December 7th, 2014 at 4:21 pm
Hmmm… maybe that’s why my Jetblue $1.00 earphones only worked on one side after I got off the plane.
My absolute first thought (until now) would be that the earbuds owned by the patron were broken.
December 8th, 2014 at 1:17 am
If his were earbuds for a mobile phone, the plug may have three lines, because they also have a microphone function.
December 8th, 2014 at 9:53 am
@Doug: I wonder. Although I know from now on that I will be inspecting the plug of every set of headphones I encounter.
@Mary Jo: What! Now I have three things to look for when inspecting headphone plugs.
December 8th, 2014 at 1:27 pm
His earbuds had gone bad. I run into this a lot.

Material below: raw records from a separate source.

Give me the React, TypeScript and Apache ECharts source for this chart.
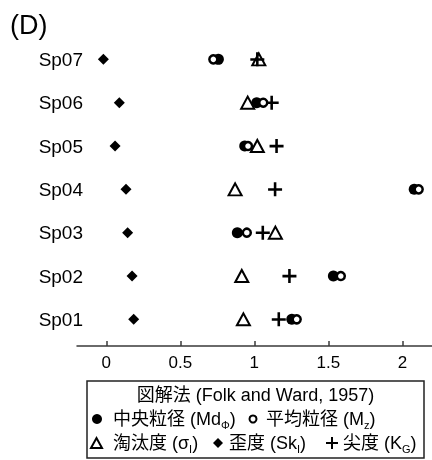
import React, { useEffect, useRef } from 'react';
import * as echarts from 'echarts';

const samples = ['Sp01', 'Sp02', 'Sp03', 'Sp04', 'Sp05', 'Sp06', 'Sp07'];
const medianMd = [1.253, 1.534, 0.885, 2.08, 0.935, 1.016, 0.757];
const meanMz = [1.286, 1.584, 0.949, 2.11, 0.957, 1.06, 0.723];
const sortingSigma = [0.926, 0.915, 1.142, 0.87, 1.02, 0.955, 1.03];
const skewnessSk = [0.185, 0.174, 0.144, 0.133, 0.059, 0.088, -0.02];
const kurtosisKG = [1.165, 1.237, 1.057, 1.14, 1.15, 1.117, 1.02];
const xTicks = [0, 0.5, 1, 1.5, 2];

const FONT = '"Liberation Sans", Arial, "Noto Sans CJK JP", sans-serif';
const PLUS = 'path://M0,5L12,5L12,7.2L0,7.2Z M4.9,0L7.1,0L7.1,12L4.9,12Z';

const toData = (vals: number[]) => vals.map((v, i) => [v, samples[i]]);

const rich = {
  n: { fontSize: 18, fontFamily: FONT, fill: '#000', lineHeight: 22, verticalAlign: 'middle' },
  s: { fontSize: 11, fontFamily: FONT, fill: '#000', lineHeight: 12, verticalAlign: 'bottom' },
};

export default function App() {
  const ref = useRef<HTMLDivElement>(null);
  useEffect(() => {
    const chart = echarts.init(ref.current!, null, { renderer: 'svg' });
    const rowY1 = 395, rowY2 = 419, rowY3 = 443;
    const txt = (x: number, y: number, text: string, align = 'left') => ({
      type: 'text', x, y, z: 10,
      style: { text, rich, align, verticalAlign: 'middle', fontFamily: FONT, fontSize: 18, fill: '#000' },
    });
    chart.setOption({
      animation: false,
      grid: { left: 77, top: 37.7, width: 355, height: 303.3, containLabel: false },
      xAxis: {
        type: 'value', min: -0.198, max: 2.2, offset: 5,
        axisLine: { show: true, lineStyle: { color: '#3a3a3a', width: 1.5 } },
        axisTick: { show: true, inside: true, length: 5, customValues: xTicks, lineStyle: { color: '#3a3a3a', width: 1.5 } },
        axisLabel: { customValues: xTicks, fontSize: 17, color: '#000', margin: 8, fontFamily: FONT, formatter: (v: number) => String(v) },
        splitLine: { show: false },
      },
      yAxis: {
        type: 'category', data: samples,
        axisLine: { show: false }, axisTick: { show: false }, splitLine: { show: false },
        axisLabel: { fontSize: 19, color: '#000', margin: -6, padding: [6, 0, 0, 0], fontFamily: FONT },
      },
      series: [
        { type: 'scatter', name: 'Sk', symbol: 'diamond', symbolSize: 11, itemStyle: { color: '#000', opacity: 1 }, data: toData(skewnessSk), silent: true },
        { type: 'scatter', name: 'sigma', symbol: 'triangle', symbolSize: [13, 12], itemStyle: { color: '#fff', borderColor: '#000', borderWidth: 2, opacity: 1 }, data: toData(sortingSigma), silent: true },
        { type: 'scatter', name: 'KG', symbol: PLUS, symbolSize: 14, itemStyle: { color: '#000', opacity: 1 }, data: toData(kurtosisKG), silent: true },
        { type: 'scatter', name: 'Md', symbol: 'circle', symbolSize: 11, itemStyle: { color: '#000', opacity: 1 }, data: toData(medianMd), silent: true },
        { type: 'scatter', name: 'Mz', symbol: 'circle', symbolSize: 8, itemStyle: { color: '#fff', borderColor: '#000', borderWidth: 2.5, opacity: 1 }, data: toData(meanMz), silent: true },
      ],
      graphic: [
        { type: 'text', x: 10, y: 25, style: { text: '(D)', fontSize: 27, fontFamily: FONT, fill: '#000', verticalAlign: 'middle' } },
        { type: 'rect', shape: { x: 87, y: 381, width: 337, height: 77 }, style: { fill: '#fff', stroke: '#222', lineWidth: 1.5 } },
        txt(255.5, rowY1, '{n|図解法 (Folk and Ward, 1957)}', 'center'),
        { type: 'circle', z: 10, shape: { cx: 97, cy: rowY2, r: 5 }, style: { fill: '#000' } },
        txt(113, rowY2, '{n|中央粒径 (Md}{s|Φ}{n|)}'),
        { type: 'circle', z: 10, shape: { cx: 253, cy: rowY2, r: 3.5 }, style: { fill: '#fff', stroke: '#000', lineWidth: 2 } },
        txt(266, rowY2, '{n|平均粒径 (M}{s|z}{n|)}'),
        { type: 'polygon', z: 10, shape: { points: [[91, rowY3 + 5], [102, rowY3 + 5], [96.5, rowY3 - 5]] }, style: { fill: '#fff', stroke: '#000', lineWidth: 2 } },
        txt(113, rowY3, '{n|淘汰度 (σ}{s|I}{n|)}'),
        { type: 'polygon', z: 10, shape: { points: [[218, rowY3 - 5], [223, rowY3], [218, rowY3 + 5], [213, rowY3]] }, style: { fill: '#000' } },
        txt(229, rowY3, '{n|歪度 (Sk}{s|I}{n|)}'),
        { type: 'line', z: 10, shape: { x1: 326, y1: rowY3, x2: 338, y2: rowY3 }, style: { stroke: '#000', lineWidth: 2 } },
        { type: 'line', z: 10, shape: { x1: 332, y1: rowY3 - 6, x2: 332, y2: rowY3 + 6 }, style: { stroke: '#000', lineWidth: 2 } },
        txt(343, rowY3, '{n|尖度 (K}{s|G}{n|)}'),
      ],
    });
    return () => chart.dispose();
  }, []);
  return <div ref={ref} style={{ position: 'fixed', left: 0, top: 0, width: 432, height: 460 }} />;
}
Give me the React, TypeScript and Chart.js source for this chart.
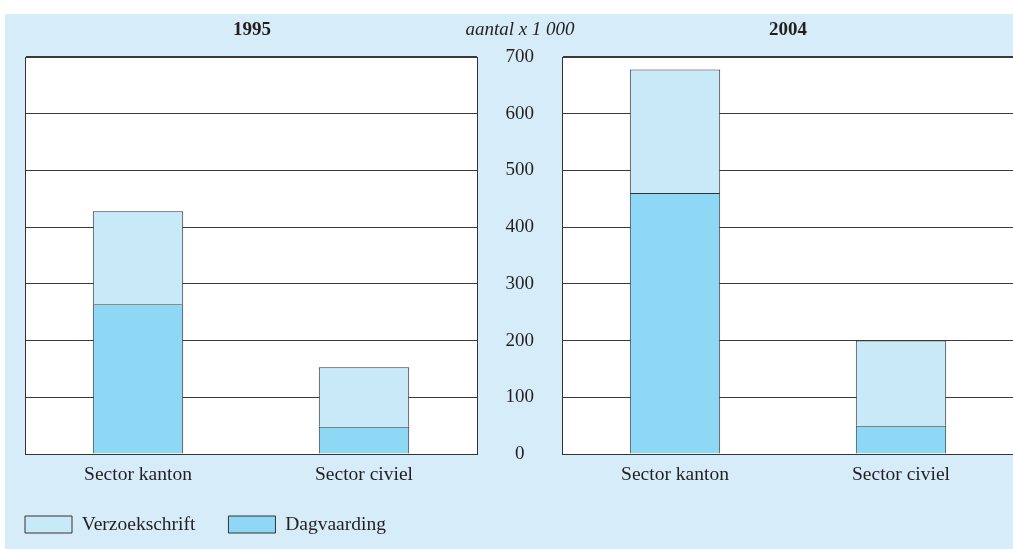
import React, { useEffect, useRef } from 'react';
import { Chart, registerables } from 'chart.js';

Chart.register(...registerables);

const categories = ['Sector kanton', 'Sector civiel'];
const seriesNames = ['Dagvaarding', 'Verzoekschrift'];
const dagvaarding1995 = [264, 48];
const verzoekschrift1995 = [164, 105];
const dagvaarding2004 = [460, 50];
const verzoekschrift2004 = [218, 150];
const yTickValues = [0, 100, 200, 300, 400, 500, 600, 700];
const panelTitles = ['1995', '2004'];
const unitLabel = 'aantal x 1 000';

const FONT = "'Liberation Serif', 'Times New Roman', serif";
const TEXT = '#231f20';
const EDGE = '#333333';
const GRID = '#3a3a3a';
const LIGHT = '#c7e9f8';
const DARK = '#8ed7f5';
const PANEL_BG = '#d6ecf9';

const whiteArea = {
  id: 'whiteArea',
  beforeDraw(chart: any) {
    const { ctx, chartArea } = chart;
    ctx.save();
    ctx.fillStyle = '#ffffff';
    ctx.fillRect(chartArea.left, chartArea.top, chartArea.right - chartArea.left, chartArea.bottom - chartArea.top);
    ctx.restore();
  },
};

const unitPlugin = {
  id: 'unitLabel',
  afterDraw(chart: any) {
    const { ctx, chartArea } = chart;
    ctx.save();
    ctx.font = `italic 19px ${FONT}`;
    ctx.fillStyle = TEXT;
    ctx.textAlign = 'center';
    ctx.textBaseline = 'middle';
    ctx.fillText(unitLabel, chartArea.left - 42, 30);
    ctx.restore();
  },
};

function makeDatasets(dag: number[], verz: number[]) {
  return [
    { label: seriesNames[0], data: dag, backgroundColor: DARK, borderColor: EDGE, borderWidth: 1, stack: 's' },
    { label: seriesNames[1], data: verz, backgroundColor: LIGHT, borderColor: EDGE, borderWidth: 1, stack: 's' },
  ];
}

const gridWidth = (c: any) => (c.tick && c.tick.value === yTickValues[yTickValues.length - 1] ? 2 : 1);

const titleOptions = (text: string) => ({
  display: true,
  text,
  color: TEXT,
  font: { family: FONT, size: 19, weight: 'bold' },
  padding: { top: 18.6, bottom: 15.6 },
});

export default function App() {
  const leftRef = useRef<HTMLCanvasElement>(null);
  const rightRef = useRef<HTMLCanvasElement>(null);

  useEffect(() => {
    const left = new Chart(leftRef.current as HTMLCanvasElement, {
      type: 'bar',
      data: { labels: categories, datasets: makeDatasets(dagvaarding1995, verzoekschrift1995) },
      options: {
        responsive: false,
        animation: false,
        categoryPercentage: 1,
        barPercentage: 0.4,
        layout: { padding: { left: -8, right: 0, top: 0, bottom: 4.75 } },
        plugins: {
          title: titleOptions(panelTitles[0]),
          legend: {
            display: true,
            position: 'bottom',
            align: 'start',
            reverse: true,
            labels: { boxWidth: 47, boxHeight: 17, padding: 33, color: TEXT, font: { family: FONT, size: 19.5 } },
          },
          tooltip: { enabled: false },
        },
        scales: {
          x: {
            stacked: true,
            grid: { display: false, drawTicks: false },
            border: { display: true, color: EDGE, width: 1 },
            ticks: { color: TEXT, font: { family: FONT, size: 19.5 }, padding: 9.3 },
            afterFit: (s: any) => { s.height = 27.75; },
          },
          y: {
            stacked: true,
            position: 'left',
            min: 0,
            max: 700,
            ticks: { display: false, stepSize: 100 },
            grid: { color: GRID, lineWidth: gridWidth, drawTicks: false },
            border: { display: true, color: EDGE, width: 1 },
            afterFit: (s: any) => { s.width = 33; },
          },
          y2: {
            position: 'right',
            min: 0,
            max: 700,
            ticks: { display: false },
            grid: { display: false, drawTicks: false },
            border: { display: true, color: EDGE, width: 1 },
            afterFit: (s: any) => { s.width = 35; },
          },
        },
      } as any,
      plugins: [whiteArea],
    });

    const right = new Chart(rightRef.current as HTMLCanvasElement, {
      type: 'bar',
      data: { labels: categories, datasets: makeDatasets(dagvaarding2004, verzoekschrift2004) },
      options: {
        responsive: false,
        animation: false,
        categoryPercentage: 1,
        barPercentage: 0.4,
        layout: { padding: { left: 42, right: 0, top: 0, bottom: 0 } },
        plugins: {
          title: titleOptions(panelTitles[1]),
          legend: { display: false },
          tooltip: { enabled: false },
        },
        scales: {
          x: {
            stacked: true,
            grid: { display: false, drawTicks: false },
            border: { display: true, color: EDGE, width: 1 },
            ticks: { color: TEXT, font: { family: FONT, size: 19.5 }, padding: 9.3 },
            afterFit: (s: any) => { s.height = 95; },
          },
          y: {
            stacked: true,
            position: 'left',
            min: 0,
            max: 700,
            ticks: {
              stepSize: 100,
              color: TEXT,
              font: { family: FONT, size: 19 },
              padding: 28,
              crossAlign: 'center',
            },
            afterBuildTicks: (s: any) => { s.ticks = yTickValues.map((v) => ({ value: v })); },
            grid: { color: GRID, lineWidth: gridWidth, drawTicks: false },
            border: { display: true, color: EDGE, width: 1 },
            afterFit: (s: any) => { s.width = 80; },
          },
          y2: {
            position: 'right',
            min: 0,
            max: 700,
            ticks: { display: false },
            grid: { display: false, drawTicks: false },
            border: { display: false },
            afterFit: (s: any) => { s.width = 80; },
          },
        },
      } as any,
      plugins: [whiteArea, unitPlugin],
    });

    return () => {
      left.destroy();
      right.destroy();
    };
  }, []);

  return (
    <div style={{ position: 'absolute', left: 0, top: 0, width: 1013, height: 549, overflow: 'hidden', background: '#ffffff' }}>
      <div style={{ position: 'absolute', left: 5, top: 14, width: 1008, height: 535, background: PANEL_BG }} />
      <canvas ref={leftRef} width={512} height={549} style={{ position: 'absolute', left: 0, top: 0 }} />
      <canvas ref={rightRef} width={654} height={549} style={{ position: 'absolute', left: 440, top: 0 }} />
    </div>
  );
}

December 9th, 2014 at 2:21 pm
Mono earbuds?! What would possibly be the purpose?
December 9th, 2014 at 4:37 pm
My immediate thought was that the earbuds were broken/defective and the guy at Radio Shack was trying to turn a refund into an additional sale.
My second thought was to ask the patron if they played on both sides anywhere else. Is the library the only place he’s ever used them for anything? If so, why not just check out the library’s headphones?
December 10th, 2014 at 12:05 am
@Jenne: I don’t know, but it sounded good at the time.
I talked to the patron again today, and he had already decided his earbuds must just be broken – and he’d thrown them away and bought a new pair at a dollar store. He was upset because the broken pair cost $30, and the dollar store set sound better.
So there you go – sometimes the most obvious answer is actually the right answer.
December 12th, 2014 at 11:05 am
I’ve found that if the audio jack and plug are both just slightly damaged it can lead to problems that would not occur if only one were. We have a computer, for example, that generally works fine with high quality headphones, but with cheaper headphones it will either give single channel output or act as if the headphones weren’t plugged in at all. It’s the same model as our other computers, which work fine with almost any headphones, so I think the jack must have been damaged at some point.